Но что в данном случае делает искусство, ведя свой абстрактный дискурс и лишившись прежних точек отсчета? Искусство говорит нам о каком-то возможном мире, который еще впереди или отражает хитрое, чисто формальное приспособление старого мира к новым веяниям – того мира, который все равно проглядывает под новыми одеждами.
Что мы делаем, отрицая тональность в музыке: отрицаем вместе с нею те закосневшие иерархические отношения, которые господствовали в консервативном автократическом обществе, или только переносим на формальный уровень те конфликты, которым, напротив, следовало бы развиваться на уровне конкретных человеческих отношений? И что означает этот перенос: реальный ценностный стимул и воззвание к творческому воображению или просто создание некоего культурного алиби и отвод энергии в другую сторону?
Кто был прав: советские авангардисты, которые представляли преобразование художественных форм как некоторую параллель желанному для них политическому преобразованию, или те, кто упрекал их в том, что они таковы, какими, в конце концов, и стали, то есть художниками, почившими на лаврах в условиях другого общества?
Быть может, этот вопрос надо поставить более жестко, ибо временами он именно так и звучит: не станет ли однажды так называемый современный авангард – со своей революцией в области формы – типичным искусством для неокапиталистического общества и, следовательно, орудием просвещенного застоя, стремящегося удовлетворить взыскующие умы сотворением какого-нибудь «культурного чуда», вызывая у нас те же опасения, что и чудо экономическое?
Вопрос резкий, но его нельзя назвать глупым. Эстетические ценности не полностью лишены связей с той или иной исторической ситуацией во всей ее сложности, а также с соответствующими экономическими структурами. Искусство рождается в определенном историческом контексте, отражает его и способствует его изменению. Выявить наличие этих связей – значит осознать положение данной эстетической ценности в сфере культуры в целом, а также ее возможное (или невозможное) отношение к другим ценностям.

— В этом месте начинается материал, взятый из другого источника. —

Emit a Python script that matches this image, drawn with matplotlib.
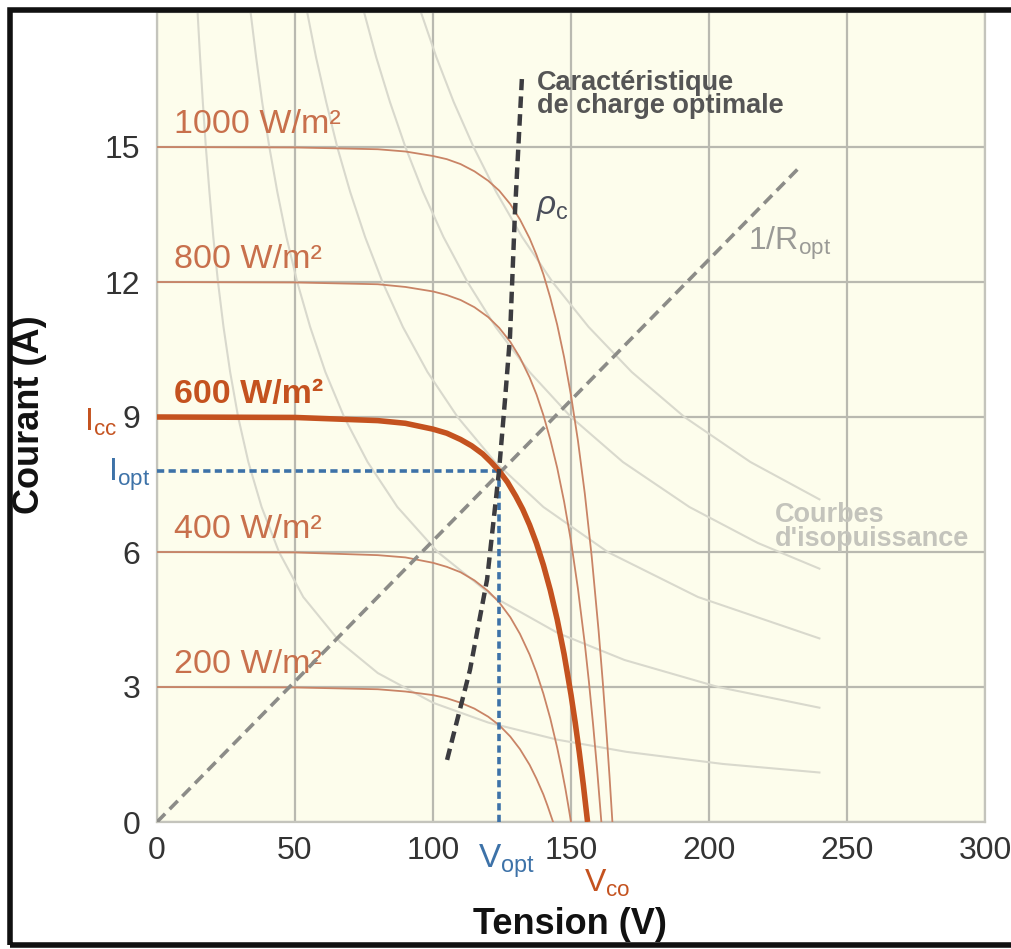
import matplotlib.pyplot as plt
from matplotlib.patches import Rectangle

plt.rcParams['font.family'] = ['Liberation Sans', 'DejaVu Sans']
plt.rcParams['mathtext.fontset'] = 'custom'
plt.rcParams['mathtext.rm'] = 'Liberation Sans'
plt.rcParams['mathtext.it'] = 'Liberation Sans:italic'

#%% Data
# I-V curves (V in volts, I in amps) for each irradiance
irr_labels = ['1000 W/m²', '800 W/m²', '600 W/m²', '400 W/m²', '200 W/m²']
isc = [15, 12, 9, 6, 3]

v_1000 = [0, 50, 80, 90, 100, 105, 110, 115, 120, 124, 128, 131.5, 135, 137.5, 140, 142.5,
          145, 147.5, 150, 152.5, 155, 157.5, 160, 161.5, 163, 164, 165]
i_1000 = [15, 14.99, 14.95, 14.90, 14.80, 14.73, 14.62, 14.46, 14.25, 14.03, 13.73, 13.39,
          12.97, 12.60, 12.17, 11.65, 11.05, 10.33, 9.48, 8.48, 7.30, 5.90, 4.25, 3.12, 1.87, 0.97, 0]

v_800 = [0, 50, 80, 90, 100, 105, 110, 115, 120, 124, 128, 131.5, 135, 137.5, 140, 142.5,
         145, 147.5, 150, 152.5, 155, 156.5, 158, 159.5, 161]
i_800 = [12, 11.99, 11.95, 11.89, 11.79, 11.71, 11.60, 11.44, 11.22, 10.98, 10.67, 10.32,
         9.88, 9.50, 9.04, 8.50, 7.87, 7.12, 6.24, 5.19, 3.96, 3.11, 2.17, 1.14, 0]

v_600 = [0, 50, 80, 90, 100, 105, 110, 114, 118, 121, 124, 127, 130, 132.5, 135, 137.5,
         140, 142.5, 145, 147.5, 150, 151.5, 153, 154.5, 156]
i_600 = [9, 8.99, 8.92, 8.86, 8.73, 8.64, 8.50, 8.36, 8.18, 8.00, 7.80, 7.55, 7.24, 6.95,
         6.60, 6.19, 5.71, 5.15, 4.50, 3.73, 2.83, 2.22, 1.55, 0.81, 0]

v_400 = [0, 50, 80, 90, 100, 105, 110, 115, 120, 124, 128, 131.5, 135, 137.5, 140, 142.5,
         145, 146.5, 148, 149, 150]
i_400 = [6, 5.99, 5.93, 5.88, 5.76, 5.67, 5.55, 5.37, 5.13, 4.88, 4.55, 4.18, 3.72, 3.32,
         2.85, 2.30, 1.65, 1.21, 0.73, 0.37, 0]

v_200 = [0, 50, 80, 90, 100, 105, 110, 115, 120, 124, 128, 131.5, 135, 137.5, 140, 141.5, 143.5]
i_200 = [3, 2.99, 2.95, 2.90, 2.82, 2.75, 2.65, 2.52, 2.34, 2.15, 1.90, 1.62, 1.27, 0.96,
         0.61, 0.36, 0]

# iso-power curves
iso_v1 = [14.7, 15.6, 16.6, 17.7, 19, 20.4, 22.1, 24.1, 26.5, 29.4, 33.1, 37.9, 44.2, 53,
          66.3, 80, 100, 120, 145, 170, 205, 240]
iso_i1 = [18, 17, 16, 15, 14, 13, 12, 11, 10, 9, 8, 7, 6, 5, 4, 3.31, 2.65, 2.21, 1.83,
          1.56, 1.29, 1.10]
iso_v2 = [33.9, 35.9, 38.1, 40.7, 43.6, 46.9, 50.8, 55.5, 61, 67.8, 76.3, 87.1, 101.7,
          122, 145.2, 169.4, 203.3, 240]
iso_i2 = [18, 17, 16, 15, 14, 13, 12, 11, 10, 9, 8, 7, 6, 5, 4.2, 3.6, 3.0, 2.54]
iso_v3 = [54.4, 57.6, 61.3, 65.3, 70, 75.4, 81.7, 89.1, 98, 108.9, 122.5, 140, 163.3, 196, 240]
iso_i3 = [18, 17, 16, 15, 14, 13, 12, 11, 10, 9, 8, 7, 6, 5, 4.08]
iso_v4 = [75, 79.4, 84.4, 90, 96.4, 103.8, 112.5, 122.7, 135, 150, 168.8, 192.9, 217.7, 240]
iso_i4 = [18, 17, 16, 15, 14, 13, 12, 11, 10, 9, 8, 7, 6.2, 5.63]
iso_v5 = [95.6, 101.2, 107.5, 114.7, 122.9, 132.3, 143.3, 156.4, 172, 191.1, 215, 240]
iso_i5 = [18, 17, 16, 15, 14, 13, 12, 11, 10, 9, 8, 7.17]

# optimal load characteristic (rho_c)
rho_v = [105.1, 113.4, 119.6, 123.9, 126.1, 127.9, 129.7, 132.2]
rho_i = [1.38, 3.38, 5.39, 7.79, 9.39, 10.79, 13.55, 16.51]

# 1/Ropt line
ropt_v = [0, 232]
ropt_i = [0, 14.5]

# optimum point
v_opt = 124
i_opt = 7.8

x_ticks = [0, 50, 100, 150, 200, 250, 300]
y_ticks = [0, 3, 6, 9, 12, 15]

#%% Plot
fig = plt.figure(figsize=(10.12, 9.49), dpi=100)
ax = fig.add_axes([157/1012, 127/949, 828/1012, 810/949])
ax.set_facecolor('#fdfdec')

ax.set_xlim(0, 300)
ax.set_ylim(0, 18)
ax.set_xticks(x_ticks)
ax.set_yticks(y_ticks)
ax.tick_params(length=0, labelsize=23, labelcolor='#333333')
ax.tick_params(axis='x', pad=10)
ax.tick_params(axis='y', pad=12)
ax.grid(True, color='#b9b9b0', lw=1.6)
ax.set_axisbelow(True)
for s in ax.spines.values():
    s.set_color('#c4c4bc')
    s.set_linewidth(1.6)

iso_col = '#d9d9cd'
for vv, ii in [(iso_v1, iso_i1), (iso_v2, iso_i2), (iso_v3, iso_i3), (iso_v4, iso_i4), (iso_v5, iso_i5)]:
    ax.plot(vv, ii, color=iso_col, lw=1.5, zorder=2)

thin_col = '#c98466'
ax.plot(v_1000, i_1000, color=thin_col, lw=1.3, zorder=3)
ax.plot(v_800, i_800, color=thin_col, lw=1.3, zorder=3)
ax.plot(v_400, i_400, color=thin_col, lw=1.3, zorder=3)
ax.plot(v_200, i_200, color=thin_col, lw=1.3, zorder=3)
ax.plot(v_600, i_600, color='#c4521f', lw=4, zorder=5, solid_capstyle='butt')

# 1/Ropt
ax.plot(ropt_v, ropt_i, color='#8c8c88', lw=2.6, ls=(0, (3.2, 1.8)), zorder=4)
# rho_c
ax.plot(rho_v, rho_i, color='#3c3c40', lw=3.2, ls=(0, (2.6, 1.4)), zorder=6)
# Vopt / Iopt
blue = '#3d72a8'
ax.plot([v_opt, v_opt], [0, i_opt], color=blue, lw=2.6, ls=(0, (2, 1.2)), zorder=4)
ax.plot([0, v_opt], [i_opt, i_opt], color=blue, lw=2.6, ls=(0, (2, 1.2)), zorder=4)

# irradiance labels
lab_col = '#c8704c'
for lab, isc_val in zip(irr_labels, isc):
    bold = lab.startswith('600')
    ax.text(6, isc_val + 0.5, lab, fontsize=24.5, color='#c4521f' if bold else lab_col,
            fontweight='bold' if bold else 'normal', va='center', ha='left')

ax.text(137.7, 16.72, 'Caractéristique\nde charge optimale', fontsize=19.5, fontweight='bold',
        color='#555555', va='top', ha='left', linespacing=0.88)
ax.text(137.5, 13.65, r'$\rho_{\rm c}$', fontsize=24, color='#4a4e5a', va='center', ha='left')
ax.text(214, 12.85, r'1/R$_{\rm opt}$', fontsize=23, color='#9a9a96', va='center', ha='left')
ax.text(224, 7.1, "Courbes\nd'isopuissance", fontsize=19.5, fontweight='bold', color='#c4c4bc',
        va='top', ha='left', linespacing=0.9)

ax.text(-14.5, 8.88, r'I$_{\rm cc}$', fontsize=23, color='#c4521f', va='center', ha='right',
        clip_on=False)
ax.text(-2.5, 7.72, r'I$_{\rm opt}$', fontsize=23, color=blue, va='center', ha='right',
        clip_on=False)
ax.text(126.8, -0.45, r'V$_{\rm opt}$', fontsize=24, color=blue, va='top', ha='center',
        clip_on=False)
ax.text(163, -1.36, r'V$_{\rm co}$', fontsize=23, color='#c4521f', va='center', ha='center',
        clip_on=False)

fig.text(570/1012, 1 - 925/949, 'Tension (V)', fontsize=26, fontweight='bold', ha='center',
         va='center', color='#111111')
fig.text(30/1012, 1 - 415/949, 'Courant (A)', fontsize=26, fontweight='bold', ha='center',
         va='center', rotation=90, color='#111111')

# black frame round the picture (no right side)
fig.patches.append(Rectangle((10/1012, 4/949), 1.2, 935/949, transform=fig.transFigure,
                             fill=False, edgecolor='#111111', lw=4, zorder=10))

fig.savefig('out.png', dpi=100)
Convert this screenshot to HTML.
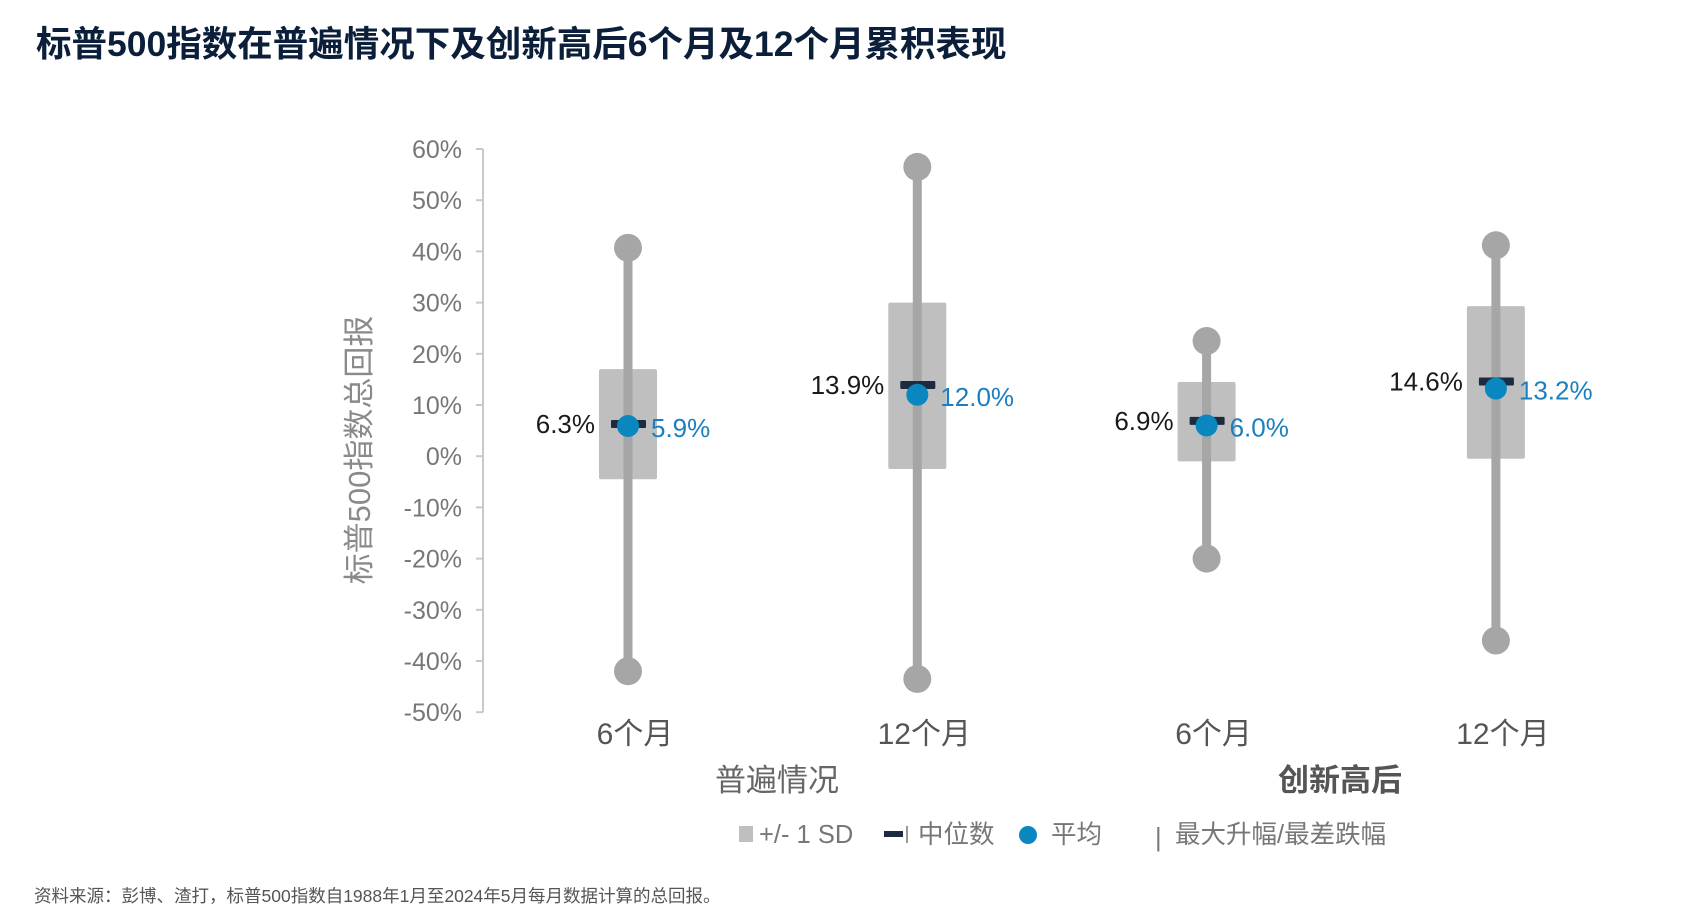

Существуют ли ответы на эти вопросы? Ясно, что искусство, разрушающее сложившиеся психологические и культурные привычки, всегда в любом случае прогрессивно. В данном случае термин «прогрессивно», конечно, не имеет политического оттенка, хотя какое-то время назад авторитетный парламентарий в одном авторитетном журнале обличил серийную музыку как «марксистскую», в то время как в журналах другого направления, напротив, наблюдается тенденция осуждать всякий звуковой эксперимент, не имеющий – на первый взгляд – связи с исторической конкретикой.
Если обвинения в «консерватизме» связаны с вопросами, поставленными на предыдущих страницах, то обвинение в «марксизме», выдержанное в глупой маккартистской тональности, говорит о том, что его автор все-таки сумел почувствовать, будто серийная музыка, пусть только в сфере музыки, разрушила нечто, способствовавшее неизменности сложившегося порядка.
Наверное, эти две позиции, в равной мере поверхностные, как нельзя лучше отражают противоречия в развитии современного искусства. Мы знаем, что всякий раз, когда в искусстве на самом деле возникает мятежное движение, отвергающее закосневший мир и возвещающее о наступлении нового, тотчас появляется и некая академия, члены которой, перенимая внешние формы, технику, установки и стилистические особенности, свойственные первоначальному духу протеста, начинают разыгрывать бесконечные вариации на эту тему: бесчисленные, технические правильные, вызывающие громкие скандалы, но уже безобидные и по существу консервативные на любом уровне. Это происходит в литературе, живописи, музыке – как вчера, так и сегодня. Однако плодотворность самой ситуации как раз и заключается в этой характерной для нее диалектике. Ее творческие возможности раскрываются в этом противоборстве поступательного и попятного движения, протеста и конформизма.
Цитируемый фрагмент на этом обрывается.